From 8a035104ac47678fc1de4fc1110511c5334233ae Mon Sep 17 00:00:00 2001
From: Ross Thompson <stephen.thompson.37@us.af.mil>
Date: Thu, 27 May 2021 23:06:28 -0500
Subject: [PATCH 03/19] It's a bit sloppy, but the global history predictor is
 working correctly now. There were two major bugs with the predictor. First
 the update mechanism was completely wrong.  The PHT is updated with the GHR
 that was used to lookup the prediction.  PHT[GHR] = Sat2(PHT[GHR], branch
 outcome). Second the GHR needs to be updated speculatively as the branch is
 predicted.  This is important so that back to back branches' GHRs are not the
 same.  The must be different to avoid aliasing.  Speculation of the GHR
 update allows them to be different.  On mis prediction the GHR must be
 reverted.
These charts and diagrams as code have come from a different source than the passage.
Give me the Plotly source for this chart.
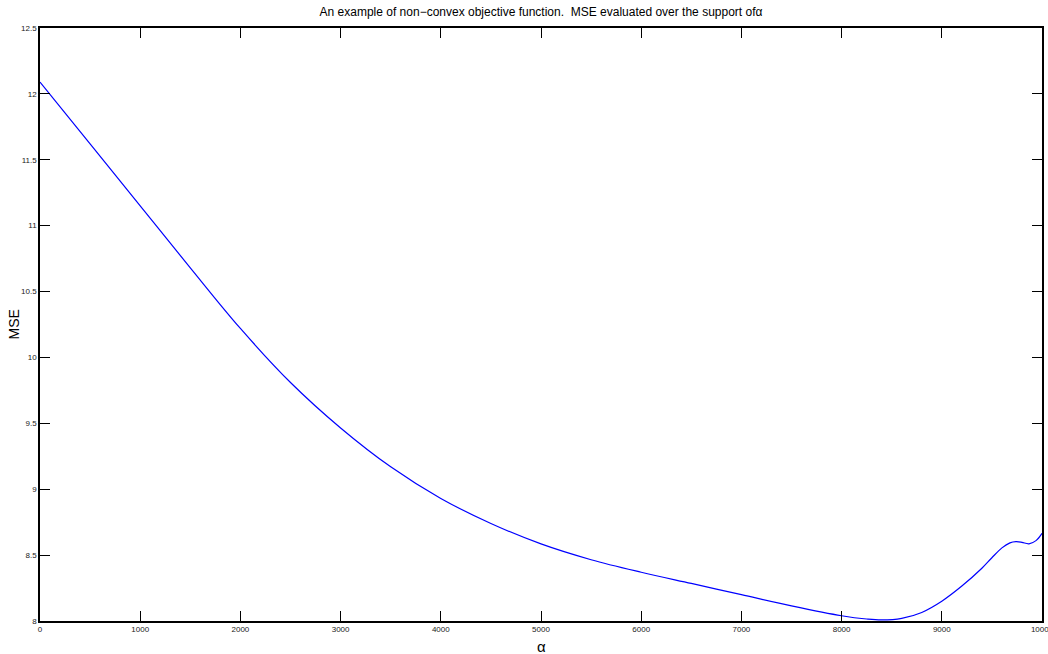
import plotly.graph_objects as go

# Data
alpha = [0, 500, 1000, 1500, 2000, 2500, 3000, 3500, 4000, 4500, 5000, 5500, 6000,
         6500, 7000, 7500, 8000, 8250, 8400, 8600, 8800, 9000, 9200, 9400, 9500, 9600,
         9680, 9740, 9800, 9870, 9940, 10000]
mse = [12.09, 11.62, 11.15, 10.68, 10.22, 9.81, 9.465, 9.17, 8.93, 8.74, 8.585, 8.465, 8.37,
       8.285, 8.20, 8.115, 8.04, 8.015, 8.008, 8.02, 8.065, 8.15, 8.265, 8.40, 8.48, 8.555,
       8.593, 8.602, 8.597, 8.586, 8.61, 8.665]

x_ticks = [0, 1000, 2000, 3000, 4000, 5000, 6000, 7000, 8000, 9000, 10000]
y_ticks = [8, 8.5, 9, 9.5, 10, 10.5, 11, 11.5, 12, 12.5]
y_ticklabels = ["8", "8.5", "9", "9.5", "10", "10.5", "11", "11.5", "12", "12.5"]

title_text = "An example of non\u2212convex objective function.  MSE evaluated over the support of\u03b1"

fig = go.Figure()
fig.add_trace(go.Scatter(x=alpha, y=mse, mode="lines",
                         line=dict(color="#0000ff", width=1.2, shape="spline", smoothing=1.0),
                         showlegend=False, hoverinfo="x+y"))

axis_common = dict(
    showgrid=False, zeroline=False, showline=True, linecolor="black", linewidth=1.5,
    mirror="ticks", ticks="inside", ticklen=10, tickwidth=1, tickcolor="black",
    tickfont=dict(family="Liberation Sans, Arial, sans-serif", size=8, color="#222222"),
)

fig.update_layout(
    width=1048, height=654,
    margin=dict(l=40, r=6, t=28, b=33, autoexpand=False),
    paper_bgcolor="white", plot_bgcolor="white",
    font=dict(family="Liberation Sans, Arial, sans-serif", color="black"),
    title=dict(text=title_text, x=0.5, xref="paper", y=1 - 12 / 654, yanchor="middle",
               font=dict(size=12, color="black")),
    xaxis=dict(range=[0, 10000], tickvals=x_ticks, ticktext=[str(v) for v in x_ticks],
               ticklabeloverflow="allow", automargin=False, **axis_common),
    yaxis=dict(range=[8, 12.5], tickvals=y_ticks, ticktext=y_ticklabels,
               ticklabeloverflow="allow", automargin=False, **axis_common),
    annotations=[
        dict(text="\u03b1", xref="paper", yref="paper", x=0.5, y=-26 / 593, yanchor="middle",
             showarrow=False, font=dict(size=15, color="black")),
        dict(text="MSE", xref="paper", yref="paper", x=-27 / 1002, y=0.5, xanchor="center",
             textangle=-90, showarrow=False, font=dict(size=14, color="black")),
    ],
)

fig.write_html("out.html")
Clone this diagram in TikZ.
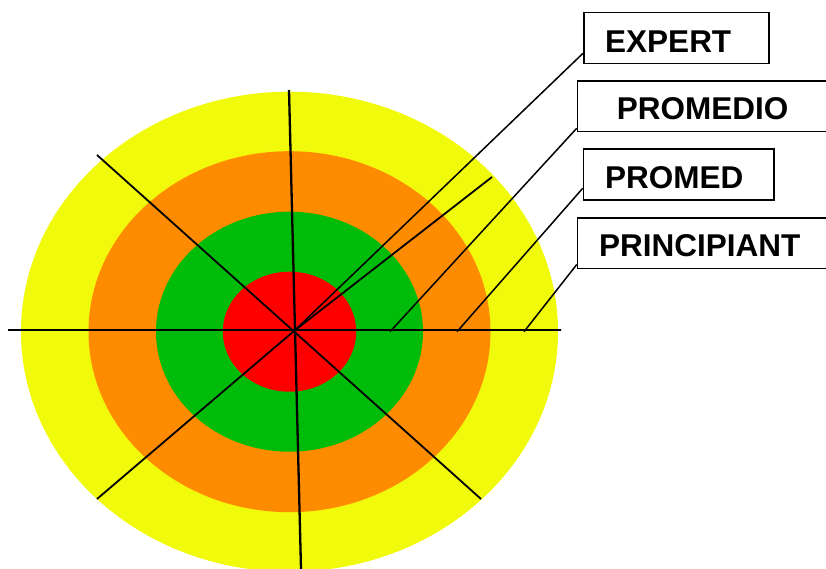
\documentclass[tikz,border=0pt]{standalone}
\usepackage{fontspec}
\setmainfont{Liberation Sans}
\definecolor{ringY}{RGB}{240,250,10}
\definecolor{ringO}{RGB}{255,140,0}
\definecolor{ringG}{RGB}{0,188,10}
\definecolor{ringR}{RGB}{255,0,0}

\begin{document}
\begin{tikzpicture}[x=1pt,y=-1pt,line width=1.8pt,font=\fontsize{31.5}{36}\selectfont\bfseries,
  box/.style={draw,line width=1.6pt,inner sep=0pt,anchor=north west},
  lbl/.style={inner sep=0pt,anchor=base west}]
\useasboundingbox (0,0) rectangle (826,569);
\clip (0,0) rectangle (826,569);
\foreach \rx/\ry/\col in {268.5/240/ringY,201/180.5/ringO,133.5/120/ringG,66.7/60/ringR}{\fill[fill=\col] (289.5,331.7) ellipse [x radius=\rx, y radius=\ry];}
\coordinate (c) at (294,331);
\coordinate (sw) at (97,499);
\coordinate (ne) at (492,177);
\draw (8,330)--(561,330) (97,155)--(481,499);
\draw (sw)--(c)--(ne);
\draw[line width=2.3pt] (289,90)--(301,569);
\node[box,minimum width=185,minimum height=51] (expert) at (583,11.7) {};
\node[box,minimum width=260,minimum height=50.7] (promedio) at (576.7,80) {};
\node[box,minimum width=190.6,minimum height=51] (promed) at (582.7,148.3) {};
\node[box,minimum width=260,minimum height=50.4] (principiant) at (576.7,217.3) {};
\node[lbl] (t1) at (604.3,52.7) {EXPERT};
\node[lbl] (t2) at (616,119.3) {PROMEDIO};
\node[lbl] (t3) at (604.3,188.3) {PROMED};
\node[lbl] (t4) at (598.3,256.7) {PRINCIPIANT};
\coordinate (p2) at (390,331.7);
\coordinate (p3) at (457,331.7);
\coordinate (p4) at (524,331.7);
\draw[line width=1.5pt] (c)--([yshift=11pt]expert.south west);
\draw[line width=1.5pt] (p2)--([yshift=4pt]promedio.south west);
\draw[line width=1.5pt] (p3)--([yshift=12.6pt]promed.south west);
\draw[line width=1.5pt] (p4)--([yshift=4.7pt]principiant.south west);
\end{tikzpicture}
\end{document}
This implementation is a bit sloppy with names and now the GHR
 recovery is performed.  Updates to follow.

---
 wally-pipelined/config/rv64BP/wally-config.vh |  3 +-
 wally-pipelined/src/ifu/bpred.sv              |  9 ++--
 .../src/ifu/globalHistoryPredictor.sv         | 47 +++++++++++++++++--
 wally-pipelined/src/ifu/ifu.sv                |  9 +---
 4 files changed, 51 insertions(+), 17 deletions(-)

diff --git a/wally-pipelined/config/rv64BP/wally-config.vh b/wally-pipelined/config/rv64BP/wally-config.vh
index 17a8c284..fd482bfd 100644
--- a/wally-pipelined/config/rv64BP/wally-config.vh
+++ b/wally-pipelined/config/rv64BP/wally-config.vh
@@ -110,5 +110,6 @@
 `define TWO_BIT_PRELOAD "../config/rv64icfd/twoBitPredictor.txt"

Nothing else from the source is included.